This repository contains the codebase for the paper 'Neural Coreference Resolution for Dutch Parliamentary Documents', presented at the 31th CLIN conference on Natural Language Processing for the Dutch Language. This repository is a fork of the [Dutch e2e implementation] of the e2e model by Kenton Lee, and also contains the dataset that was annotated during this project, as well as the parse trees that were used for the rulebased baseline model based on Alpino.
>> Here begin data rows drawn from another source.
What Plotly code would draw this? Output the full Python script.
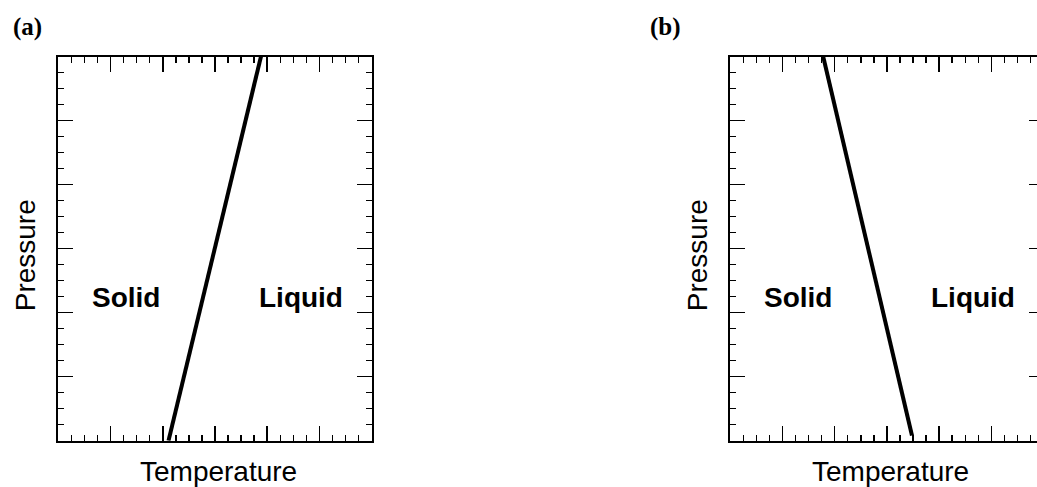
import plotly.graph_objects as go

# ---- data (phase boundary lines, arbitrary units 0..6) ----
temp_a = [2.11, 3.88]
pres_a = [0.0, 6.0]
temp_b = [3.48, 1.78]
pres_b = [0.08, 6.0]
region_labels = ["Solid", "Liquid"]
region_x = [1.30, 4.64]
region_y = [2.24, 2.24]
panel_labels = ["(a)", "(b)"]
x_title = "Temperature"
y_title = "Pressure"

# ---- layout geometry (pixels) ----
W, H = 1050, 487
A_L, A_R = 58.3, 371.7
B_L, B_R = 730.2, 1043.6
TOP, BOT = 56.5, 440.7

def px(x):
    return x / W

def py(y):
    return 1 - y / H

fig = go.Figure()
fig.add_trace(go.Scatter(x=temp_a, y=pres_a, mode="lines",
                         line=dict(color="black", width=4),
                         xaxis="x", yaxis="y", showlegend=False, hoverinfo="skip"))
fig.add_trace(go.Scatter(x=temp_b, y=pres_b, mode="lines",
                         line=dict(color="black", width=4),
                         xaxis="x2", yaxis="y2", showlegend=False, hoverinfo="skip"))

def axis(domain, anchor):
    return dict(domain=domain, anchor=anchor, range=[0, 6], dtick=1, tick0=0,
                showline=True, linecolor="black", linewidth=2, mirror="allticks",
                ticks="inside", ticklen=15, tickwidth=1.5, tickcolor="black",
                showgrid=False, zeroline=False, showticklabels=False, fixedrange=True,
                minor=dict(ticks="inside", ticklen=6, dtick=0.25, tick0=0,
                           tickwidth=1.5, tickcolor="black", showgrid=False))

ydom = [py(BOT), py(TOP)]
fig.update_layout(
    width=W, height=H, margin=dict(l=0, r=0, t=0, b=0),
    paper_bgcolor="white", plot_bgcolor="white",
    xaxis=axis([px(A_L), px(A_R)], "y"),
    yaxis=axis(ydom, "x"),
    xaxis2=axis([px(B_L), px(B_R)], "y2"),
    yaxis2=axis(ydom, "x2"),
)

ann = []
sans = "Liberation Sans, Arial, Helvetica, sans-serif"
serif = "Liberation Serif, Times New Roman, serif"
for (xr, yr, left, right, plab, plx) in [("x", "y", A_L, A_R, panel_labels[0], 11.0),
                                        ("x2", "y2", B_L, B_R, panel_labels[1], 648.0)]:
    for lab, lx, ly in zip(region_labels, region_x, region_y):
        ann.append(dict(text="<b>%s</b>" % lab, x=lx, y=ly, xref=xr, yref=yr,
                        xanchor="center", yanchor="middle", showarrow=False,
                        font=dict(family=sans, size=28, color="black")))
    ann.append(dict(text=x_title, x=px((left + right) / 2 + 3.5), y=py(471),
                    xref="paper", yref="paper", xanchor="center", yanchor="middle",
                    showarrow=False, font=dict(family=sans, size=28, color="black")))
    ann.append(dict(text=y_title, x=px(left - 33), y=py(255), textangle=-90,
                    xref="paper", yref="paper", xanchor="center", yanchor="middle",
                    showarrow=False, font=dict(family=sans, size=28, color="black")))
    ann.append(dict(text="<b>%s</b>" % plab, x=px(plx), y=py(27),
                    xref="paper", yref="paper", xanchor="left", yanchor="middle",
                    showarrow=False, font=dict(family=serif, size=25, color="black")))
fig.update_layout(annotations=ann)

fig.write_html("out.html", config={"displayModeBar": False, "staticPlot": True},
               post_script="document.documentElement.style.overflow='hidden';document.body.style.overflow='hidden';")
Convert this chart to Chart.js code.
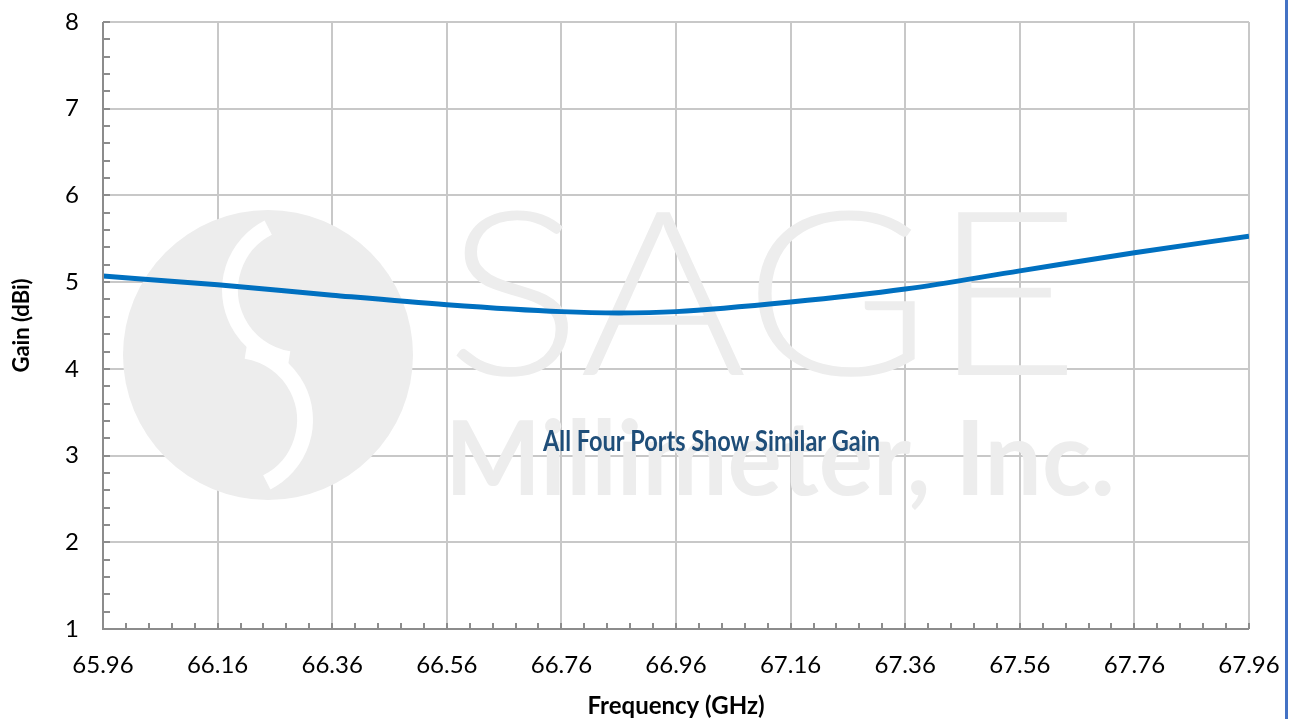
<!DOCTYPE html>
<html><head><meta charset="utf-8">
<script src="https://cdn.jsdelivr.net/npm/chart.js@4.4.1/dist/chart.umd.min.js"></script>
<style>
html,body{margin:0;padding:0;background:#fff;}
#wrap{position:relative;width:1289px;height:719px;}
#edge{position:absolute;left:1285px;top:0;width:3px;height:719px;background:#4472C4;}
</style></head>
<body><div id="wrap"><canvas id="c" width="1289" height="719"></canvas><div id="edge"></div></div>
<script>
const freqGHz = [65.96, 66.16, 66.36, 66.56, 66.76, 66.86, 66.96, 67.16, 67.36, 67.56, 67.76, 67.96];
const gainDBi = [5.07, 4.97, 4.85, 4.74, 4.66, 4.645, 4.66, 4.77, 4.92, 5.13, 5.34, 5.53];
const xTickValues = [65.96, 66.16, 66.36, 66.56, 66.76, 66.96, 67.16, 67.36, 67.56, 67.76, 67.96];
const yTickValues = [1, 2, 3, 4, 5, 6, 7, 8];
const annotationText = "All Four Ports Show Similar Gain";
const watermarkTop = "SAGE";
const watermarkBottom = "Millimeter, Inc.";

const watermark = {
  id: 'watermark',
  beforeDatasetsDraw(chart) {
    const c = chart.ctx;
    c.save();
    c.fillStyle = '#ededed';
    c.beginPath(); c.arc(268, 355, 145, 0, Math.PI*2); c.fill();
    c.strokeStyle = '#ffffff'; c.lineWidth = 16;
    c.beginPath();
    c.arc(300, 290, 70, Math.PI*1.35, Math.PI*0.55, true);
    c.stroke();
    c.beginPath();
    c.arc(235, 420, 70, Math.PI*0.35, Math.PI*1.55, true);
    c.stroke();
    c.font = '300 230px Lato';
    c.textBaseline = 'alphabetic';
    let w = c.measureText(watermarkTop).width;
    c.save(); c.translate(445, 375); c.scale(635 / w, 1); c.fillText(watermarkTop, 0, 0); c.restore();
    c.font = 'bold 104px Lato';
    w = c.measureText(watermarkBottom).width;
    c.save(); c.translate(445, 495); c.scale(670 / w, 1); c.fillText(watermarkBottom, 0, 0); c.restore();
    c.restore();
  },
  afterDatasetsDraw(chart) {
    const c = chart.ctx;
    c.save();
    c.fillStyle = '#1F4E79';
    c.font = 'bold 29px Lato';
    c.textBaseline = 'alphabetic';
    const w = c.measureText(annotationText).width;
    c.translate(543, 451); c.scale(337 / w, 1); c.fillText(annotationText, 0, 0);
    c.restore();
  },
  afterDraw(chart) {
    const c = chart.ctx, xs = chart.scales.x, ys = chart.scales.y, a = chart.chartArea;
    c.save();
    c.strokeStyle = '#8c8c8c'; c.lineWidth = 2;
    for (let i = 0; i <= 50; i++) {
      const v = xTickValues[0] + i * 0.04;
      const px = Math.round(xs.getPixelForValue(v));
      c.beginPath(); c.moveTo(px, a.bottom); c.lineTo(px, a.bottom - 6); c.stroke();
    }
    for (let i = 0; i <= 35; i++) {
      const v = 1 + i * 0.2;
      const py = Math.round(ys.getPixelForValue(v));
      c.beginPath(); c.moveTo(a.left, py); c.lineTo(a.left + 7, py); c.stroke();
    }
    c.beginPath(); c.moveTo(a.left, a.top); c.lineTo(a.left, a.bottom); c.lineTo(a.right, a.bottom); c.stroke();
    c.restore();
  }
};

new Chart(document.getElementById('c'), {
  type: 'line',
  data: { datasets: [{
    data: freqGHz.map((f, i) => ({x: f, y: gainDBi[i]})),
    borderColor: '#0070C0', borderWidth: 5, pointRadius: 0,
    cubicInterpolationMode: 'monotone', fill: false
  }]},
  options: {
    responsive: false, animation: false,
    layout: { padding: { top: 22, right: 40, left: 0, bottom: 0 } },
    plugins: { legend: { display: false }, tooltip: { enabled: false } },
    scales: {
      x: {
        type: 'linear', min: 65.96, max: 67.96,
        afterBuildTicks: s => { s.ticks = xTickValues.map(v => ({value: v})); },
        afterFit: s => { s.height = 90; s.paddingLeft = 0; s.paddingRight = 0; },
        grid: { color: '#c8c8c8', lineWidth: 2, drawTicks: false },
        border: { display: false },
        ticks: { padding: 22, color: '#000', font: { family: 'Lato', size: 24 },
          callback: v => Number(v).toFixed(2), maxRotation: 0, autoSkip: false },
        title: { display: true, text: 'Frequency (GHz)', color: '#000',
          font: { family: 'Lato', size: 24, weight: 'bold' }, padding: { top: 12, bottom: -2 } }
      },
      y: {
        min: 1, max: 8,
        afterBuildTicks: s => { s.ticks = yTickValues.map(v => ({value: v})); },
        afterFit: s => { s.width = 103; s.paddingTop = 0; s.paddingBottom = 0; },
        grid: { color: '#c8c8c8', lineWidth: 2, drawTicks: false },
        border: { display: false },
        ticks: { padding: 24, color: '#000', font: { family: 'Lato', size: 24 } },
        title: { display: true, text: 'Gain (dBi)', color: '#000',
          font: { family: 'Lato', size: 22, weight: 'bold' }, padding: { top: 9, bottom: 0 } }
      }
    }
  },
  plugins: [watermark]
});
</script></body></html>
Below are the installation instructions for this repository, these are largely based on he instructions of the original repository.
Requirements:
- Python 3.6 or 3.7
- pip
- tensorflow v2.0.0 or higher
In this repository, run:
pip install -r requirements.txt
pip install .
Alternatively, you can install directly from Pypi:
pip install tensorflow
pip install e2e-Dutch
Although the version of the e2e model used in this research is mostly identical to the main repository, some changes have been made to the original repository, the largest changes are mentioned below.
-
In line with the original e2e implementation, the option to include speaker metadata in the e2e model has been added to this version of the e2e model in the 'coref_model.py' file.
-
For the experiments concerning the genders of the actors mentioned in texts, the ability to add this information has been added, these changes were also made in the 'coref_model.py' file.
-
some minor changes were made in the 'train.py' file, including the ability to specify the number of epochs that the model should be trained for in the form of the '--epochs' command line argument.
-
As the method used for converting the files to jsonlines is custom because of the speaker information, a new train preparation script is added, 'my_train.sh', and the 'download.py' script was also also slightly altered to remove downloads that are not necessary for this project.
- TODO
- When using the jsonlines input format for the Dutch e2e model, it is important that the the 'doc_key' parameter is specified correctly, to avoid errors later. One should create document IDs that look like the following: 'doc_type/doc_id', where 'doc_type' should be one of the predefined types, discussed in this issue, and 'doc_id' should be the name of the document (the name of this document is not really important, but it does have to be unique!).